Home > constitution, federalism, Lessig, limited liability, presidential abuse, speech, states > Problems with "Presidents Day" by Tom Eddlem at LewRockwell.com; but let’s not just "restore Congress," but amend Constitution to limit the federal government

Problems with "Presidents Day" by Tom Eddlem at LewRockwell.com; but let’s not just "restore Congress," but amend Constitution to limit the federal government

I encourage readers to take a look at the excellent essay by Thomas R. Eddlem, Down With the Presidency! A President’s Day Message, now up at LewRockwell.com.

I quote first a few key portions, and then note my further thoughts.

But the role of the president under the U.S. Constitution is not to make laws. It is simply to execute the laws passed by Congress. Article I, Section 1 of the U.S. Constitution begins: “All legislative powers herein granted shall be vested in a Congress of the United States.” Since the Constitution mandates that “all” law-making powers reside in the Congress, none are left for the president. The president’s job is that “he shall take care that the laws be faithfully executed” under Article II, Section 3 of the U.S. Constitution. Constitutionally speaking, the president was designed by the founders to be nothing more than the errand-boy of Congress.

Obama won’t be the first to take us from the “rule of law” to “rule by one man.” The Bush and Clinton administrations paved the way for unconstitutional executive orders. Clinton advisor Paul Begala told the New York Times of Clinton’s executive orders: “Stroke of the pen. Law of the Land. Kinda cool.”

President Bush and his neo-conservative theoreticians were even worse, as they posited the idea that the president was above all law. Former Bush Assistant Attorney General John Yoo’s recent book Crisis and Command contends presidential powers are unlimited by any law: “The executive was, rather, the servant of necessity, bound to act in accordance with, in the absence of, or in extraordinary emergencies, in defense of the republic, even contrary to regularly constituted law.”

This is the authoritarian personality long championed by both much of the Democratic leadership on the “left” and all of the neo-conservative Republicans on the “right.” Neo-conservatives like John Yoo explicitly endorse the idea of an omnipotent presidency that erases all the rights of the people. In his wordy and overpriced book, Crisis and Command, John Yoo claims the Constitution created a president with unlimited powers.
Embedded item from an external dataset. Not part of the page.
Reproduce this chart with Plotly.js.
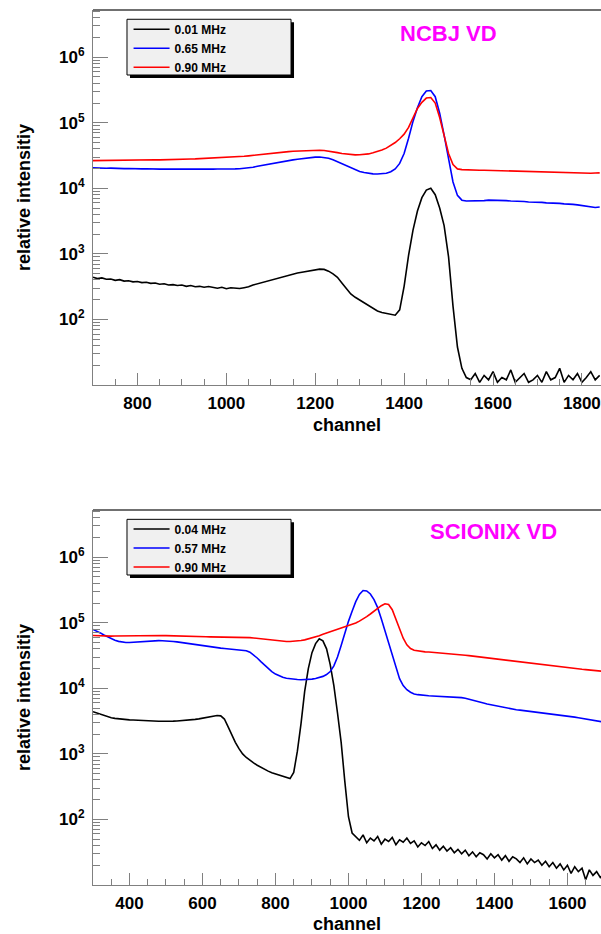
<!DOCTYPE html>
<html>
<head>
<meta charset="utf-8">
<script src="https://cdn.plot.ly/plotly-3.0.1.min.js"></script>
<style>
html,body{margin:0;padding:0;background:#fff;}
#chart{width:601px;height:934px;}
</style>
</head>
<body>
<div id="chart"></div>
<script>
// ---------- NCBJ VD (top panel) ----------
const chTop = [
700,710,720,730,740,750,760,770,780,790,
800,810,820,830,840,850,860,870,880,890,
900,910,920,930,940,950,960,970,980,990,
1000,1010,1020,1030,1040,1050,1060,1070,1080,1090,
1100,1110,1120,1130,1140,1150,1160,1170,1180,1190,
1200,1210,1220,1230,1240,1250,1260,1270,1280,1290,
1300,1310,1320,1330,1340,1350,1360,1370,1380,1390,
1400,1410,1420,1430,1440,1450,1460,1470,1480,1490,
1500,1510,1520,1530,1540,1550,1560,1570,1580,1590,
1600,1610,1620,1630,1640,1650,1660,1670,1680,1690,
1700,1710,1720,1730,1740,1750,1760,1770,1780,1790,
1800,1810,1820,1830,1840];

const ncbj001 = [
440,420,430,410,415,395,405,385,390,375,
380,365,370,355,360,345,350,335,340,330,
335,320,330,315,320,310,318,305,300,310,
295,305,300,296,305,315,335,350,365,380,
395,410,430,450,470,490,510,525,540,560,
575,585,580,545,495,440,360,295,245,218,
198,178,160,145,135,128,124,120,116,140,
320,950,2300,4500,7200,9400,10000,8000,5000,2700,
900,160,38,18,13,12,15,11,14,12,
16,11,13,12,17,11,13,15,11,12,
14,11,16,12,13,18,11,14,12,15,
11,13,16,12,14];

const ncbj065 = [
20500,20300,20400,20200,20300,20100,20200,20000,20100,19900,
20000,19800,19900,19700,19800,19600,19700,19600,19700,19600,
19700,19600,19700,19600,19700,19600,19700,19600,19700,19600,
19700,19700,19800,19900,20100,20500,21000,21700,22400,23100,
23800,24500,25200,25900,26600,27200,27800,28400,29000,29500,
29900,30100,29800,28800,27300,25500,23600,21800,20200,19000,
18100,17400,16900,16600,16500,16600,17000,17900,19800,24000,
34000,58000,105000,170000,250000,305000,310000,250000,140000,65000,
27000,12500,7800,6600,6400,6400,6500,6500,6500,6600,
6600,6600,6500,6500,6400,6400,6300,6300,6200,6200,
6100,6100,6000,6000,5900,5900,5800,5800,5700,5600,
5500,5300,5200,5100,5200];

const ncbj090 = [
26500,26600,26500,26700,26600,26800,26700,26900,26800,27000,
27000,27100,27000,27200,27300,27200,27400,27500,27600,27700,
27800,27900,28000,28100,28300,28400,28600,28800,28900,29100,
29300,29600,29900,30300,30800,31300,31900,32500,33100,33700,
34300,34900,35400,35900,36300,36700,37000,37400,37700,37900,
38100,38100,37700,37000,36000,35000,34000,33200,32600,32400,
32500,32800,33500,34800,36300,38300,41000,45000,50000,57000,
67000,85000,120000,165000,205000,238000,243000,200000,120000,65000,
34000,23000,19800,19300,19100,19000,19000,18900,18900,18800,
18800,18700,18700,18600,18600,18500,18500,18400,18300,18200,
18100,18000,17900,17800,17700,17600,17500,17500,17400,17300,
17200,17100,17000,17100,17200];

// ---------- SCIONIX VD (bottom panel) ----------
const chBot = [
300,310,320,330,340,350,360,370,380,390,
400,410,420,430,440,450,460,470,480,490,
500,510,520,530,540,550,560,570,580,590,
600,610,620,630,640,650,660,670,680,690,
700,710,720,730,740,750,760,770,780,790,
800,810,820,830,840,850,860,870,880,890,
900,910,920,930,940,950,960,970,980,990,
1000,1010,1020,1030,1040,1050,1060,1070,1080,1090,
1100,1110,1120,1130,1140,1150,1160,1170,1180,1190,
1200,1210,1220,1230,1240,1250,1260,1270,1280,1290,
1300,1310,1320,1330,1340,1350,1360,1370,1380,1390,
1400,1410,1420,1430,1440,1450,1460,1470,1480,1490,
1500,1510,1520,1530,1540,1550,1560,1570,1580,1590,
1600,1610,1620,1630,1640,1650,1660,1670,1680,1690,
1700];

const scio004 = [
4400,4200,4000,3800,3650,3550,3480,3420,3380,3330,
3300,3280,3250,3230,3200,3180,3170,3150,3140,3150,
3130,3150,3160,3180,3200,3230,3270,3310,3360,3420,
3500,3580,3680,3780,3850,3800,3400,2600,1950,1500,
1200,1000,880,790,730,670,620,580,545,515,
495,475,460,445,420,520,1100,2900,9000,20000,
35000,48000,57000,53000,40000,23000,11000,4200,1500,380,
110,62,55,48,58,44,52,47,55,42,
50,46,53,41,49,45,52,43,47,38,
44,40,46,36,41,34,39,33,37,31,
35,30,34,28,32,27,31,29,25,30,
26,29,24,28,23,27,25,22,26,21,
25,22,24,20,23,19,22,18,21,17,
20,15,19,16,18,12,17,14,16,13,
15];

const scio057 = [
79000,75000,70000,65000,60500,57000,54000,52000,50500,50000,
50000,50500,51000,51500,52000,52500,53000,53200,53300,53200,
53000,52500,51800,51000,50000,49000,48000,47000,46200,45500,
44800,44000,43200,42400,41700,41000,40500,40000,39600,39200,
38800,38300,37500,35500,32500,29000,25500,22500,20000,18000,
16500,15500,14700,14200,13900,13700,13600,13500,13500,13600,
13800,14100,14500,15200,16200,18000,22000,30000,45000,70000,
105000,150000,210000,270000,310000,305000,275000,225000,170000,115000,
75000,48000,31000,20000,14000,11000,9500,8700,8200,8000,
7850,7750,7700,7650,7600,7600,7550,7500,7450,7400,
7300,7200,7050,6850,6650,6400,6150,5950,5750,5600,
5450,5300,5150,5000,4900,4800,4720,4650,4580,4500,
4450,4400,4330,4260,4200,4130,4060,3990,3920,3850,
3780,3700,3630,3560,3490,3420,3350,3280,3200,3120,
3050];

const scio090 = [
64000,63500,63000,63000,62500,62500,62800,63000,63200,63000,
63300,63500,63400,63600,63500,63700,63600,63800,63700,63800,
63600,63500,63300,63000,62800,62500,62300,62000,61800,61500,
61300,61000,60800,60700,60600,60600,60700,60800,60800,60700,
60500,60200,59800,59300,58600,57800,57000,56000,55000,54000,
53200,52500,52000,51800,51800,52000,52600,53500,54800,56500,
58500,60800,63500,66500,69500,72500,75500,78500,81500,85000,
89000,93500,99000,106000,114000,124000,136000,150000,166000,182000,
195000,190000,158000,115000,80000,58000,46000,40500,38000,37000,
36500,36000,35700,35400,35100,34800,34500,34200,33800,33400,
33000,32500,32000,31500,31000,30500,30000,29600,29200,28800,
28400,28000,27500,27100,26700,26300,25900,25500,25100,24700,
24300,23900,23500,23100,22700,22300,21900,21500,21200,20900,
20600,20300,20000,19800,19500,19300,19000,18800,18500,18300,
18100];

// ---------- labels ----------
const topLegendNames = ['0.01 MHz', '0.65 MHz', '0.90 MHz'];
const botLegendNames = ['0.04 MHz', '0.57 MHz', '0.90 MHz'];
const seriesColors = ['#000000', '#0000ff', '#ff0000'];
const panelLabels = ['NCBJ VD', 'SCIONIX VD'];
const xTitle = 'channel';
const yTitle = 'relative intensitiy';
const yTickVals = [100, 1000, 10000, 100000, 1000000];
const yTickText = ['10<sup>2</sup>', '10<sup>3</sup>', '10<sup>4</sup>', '10<sup>5</sup>', '10<sup>6</sup>'];

const yMinor = [];
[10, 100, 1000, 10000, 100000, 1000000].forEach(function (d) {
  for (let k = 2; k <= 9; k++) yMinor.push(k * d);
});

const FONT = 'Liberation Sans, Arial, Helvetica, sans-serif';
const tickFont = {family: FONT, size: 17, color: '#000', weight: 'bold'};
const titleFont = {family: FONT, size: 18, color: '#000', weight: 'bold'};
const AXC = '#808080';

function mk(x, y, name, color, legend, xa, ya) {
  return {x: x, y: y, name: name, type: 'scatter', mode: 'lines',
    line: {color: color, width: 1.6}, legend: legend, xaxis: xa, yaxis: ya,
    hoverinfo: 'skip'};
}

const traces = [
  mk(chTop, ncbj001, topLegendNames[0], seriesColors[0], 'legend', 'x', 'y'),
  mk(chTop, ncbj065, topLegendNames[1], seriesColors[1], 'legend', 'x', 'y'),
  mk(chTop, ncbj090, topLegendNames[2], seriesColors[2], 'legend', 'x', 'y'),
  mk(chBot, scio004, botLegendNames[0], seriesColors[0], 'legend2', 'x2', 'y2'),
  mk(chBot, scio057, botLegendNames[1], seriesColors[1], 'legend2', 'x2', 'y2'),
  mk(chBot, scio090, botLegendNames[2], seriesColors[2], 'legend2', 'x2', 'y2')
];

function xax(range, anchor) {
  return {range: range, anchor: anchor, domain: [0, 1],
    showline: true, linecolor: AXC, linewidth: 1, mirror: false,
    ticks: 'inside', ticklen: 12, tickcolor: AXC, tickwidth: 1,
    tick0: 0, dtick: 200, tickfont: tickFont, ticklabelstandoff: 3,
    minor: {dtick: 50, ticks: 'inside', ticklen: 6, tickcolor: AXC, showgrid: false},
    showgrid: false, zeroline: false, automargin: false,
    title: {text: xTitle, font: titleFont, standoff: 5}};
}
function yax(domain, anchor) {
  return {type: 'log', range: [1, 6.72], domain: domain, anchor: anchor,
    showline: true, linecolor: AXC, linewidth: 1, mirror: false,
    ticks: 'inside', ticklen: 15, tickcolor: AXC, tickwidth: 1,
    tickmode: 'array', tickvals: yTickVals, ticktext: yTickText,
    tickfont: tickFont, ticklabelstandoff: 4,
    minor: {tickmode: 'array', tickvals: yMinor, ticks: 'inside', ticklen: 7, tickcolor: AXC, showgrid: false},
    showgrid: false, zeroline: false, automargin: false,
    title: {text: yTitle, font: titleFont, standoff: 23}};
}

const legFont = {family: FONT, size: 12, color: '#000', weight: 'bold'};
function leg(y) {
  return {x: 0.070, y: y, xref: 'paper', yref: 'paper', xanchor: 'left', yanchor: 'top',
    bgcolor: 'rgba(0,0,0,0)', borderwidth: 0, font: legFont, itemwidth: 36,
    tracegroupgap: 0, traceorder: 'normal'};
}

function boxShapes(x0, x1, y0, y1) {
  const dx = 3 / 508, dy = 3 / 875;
  return [
    {type: 'rect', xref: 'paper', yref: 'paper', x0: x0 + dx, x1: x1 + dx, y0: y0 - dy, y1: y1 - dy,
      fillcolor: '#000', line: {width: 0}, layer: 'above'},
    {type: 'rect', xref: 'paper', yref: 'paper', x0: x0, x1: x1, y0: y0, y1: y1,
      fillcolor: '#f0f0f0', line: {color: '#000', width: 1}, layer: 'above'}
  ];
}
function topFrame(yref) {
  return {type: 'line', xref: 'paper', yref: yref, x0: 0, x1: 1, y0: 1, y1: 1,
    line: {color: '#404040', width: 1.6}, layer: 'above'};
}

const layout = {
  width: 601, height: 934,
  margin: {l: 93, r: 0, t: 10, b: 49, pad: 0},
  paper_bgcolor: '#fff', plot_bgcolor: '#fff',
  showlegend: true,
  xaxis: xax([700, 1843], 'y'),
  yaxis: yax([0.5714, 1], 'x'),
  xaxis2: xax([300, 1692], 'y2'),
  yaxis2: yax([0, 0.4286], 'x2'),
  legend: leg(0.9945),
  legend2: leg(0.4235),
  shapes: [].concat(boxShapes(0.0669, 0.3898, 0.9257, 0.9894),
                    boxShapes(0.0669, 0.3898, 0.3543, 0.4179),
                    [topFrame('y domain'), topFrame('y2 domain')]),
  annotations: [
    {text: panelLabels[0], xref: 'paper', yref: 'paper', x: 0.699, y: 0.9737,
      xanchor: 'center', yanchor: 'middle', showarrow: false,
      font: {family: FONT, size: 22, color: '#ff00ff', weight: 'bold'}},
    {text: panelLabels[1], xref: 'paper', yref: 'paper', x: 0.789, y: 0.4038,
      xanchor: 'center', yanchor: 'middle', showarrow: false,
      font: {family: FONT, size: 22, color: '#ff00ff', weight: 'bold'}}
  ]
};

Plotly.newPlot('chart', traces, layout, {staticPlot: true, displayModeBar: false});
</script>
</body>
</html>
The Constitution of the founders, Yoo wrote, “did not carefully limit the executive power, as [it] did with the legislative, because they understood that they could not see the future.”  …

This is what the modern presidency has become, a new Caesar whose powers are without limit.
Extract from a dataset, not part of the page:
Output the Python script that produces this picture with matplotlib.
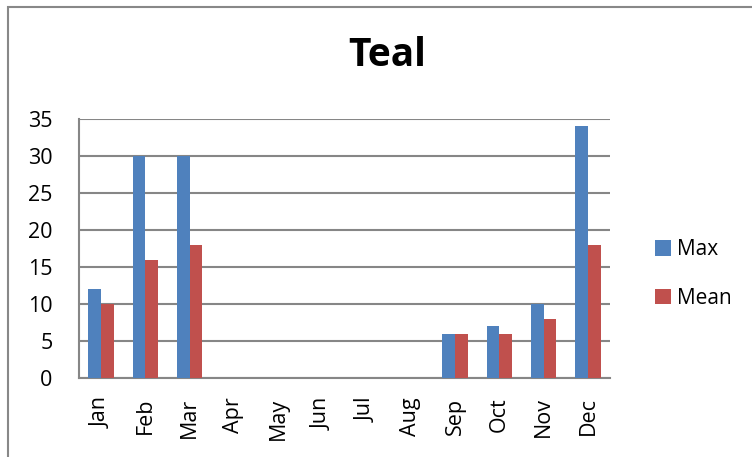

Unfortunately the national leadership of the Republican Party has bought wholly into Yoo’s argument that government gives out rights instead of God, and that government ought not to “give” rights to people we don’t like. … 

It’s true that the average American Fox-servative remains ignorant of these facts, because we won’t hear the details of tortured innocents like Maher Arar, Khalid el-Masri, Omar Deghayes or the Tipton Three on the Fox News Channel. Nor will the Fox News Network tell its audience that the Obama administration has openly ratified all of these Bush-era attacks on the Bill of Rights except for the torture. Fox-servatives love the dictatorial state; they just wish it were run by the party of Pompey instead of the party of Caesar.

 

All of the really bad ideas that the federal government initiated throughout our nation’s history originated with the office of president: This includes most of the wars as well as warrantless surveillance, detention without trial, torture and all of the socialist legislation since the New Deal. Each was only adopted by the president pushing Congress, or more recently, by a president ignoring Congress altogether.

The presidency itself needs to be knocked down from its perch. The only thing that will save the American republic is a renewed focus upon the Congress and cutting down the presidency to size. The founding fathers designed the legislature – Congress – to be the dominant branch of a very small federal government.

My additional thoughts? I copy them from an email that I sent to Tom Eddlem (links added and typos fixed, nacherly):

Tom, great, perceptive piece at LewRockwell.
 
However, you missed that officially it’s still “Washington’s Birthday”, a focus that would help further illustrate how the Unitary President/CIC role has run out of control. Washington – who could have had much more power and refused – would certainly shudder at the “liberties taken” by later presidents (double entendre intended).
 
Also, why no mention of the obvious need to breathe more life into our federal system? One way to limit the power of the President (and Congress & Supreme Court) is to restore it to the states.

Those now pushing for a Constitutional Convention – from Larry Lessig seeking to limit corporate influence on elections and on legislation, to those who want to ensure that only people (not corporations) have Constitutional rights [and fix the glaring legislative error by the Supreme Court in granting Constitutional “free speech” rights to corporation (which are THINGS, not people)], and to those seeking to limit Commerce Clause and restore the 9th and 10th Amendments – could use more cheerleaders!

Not criticism, but food for thought.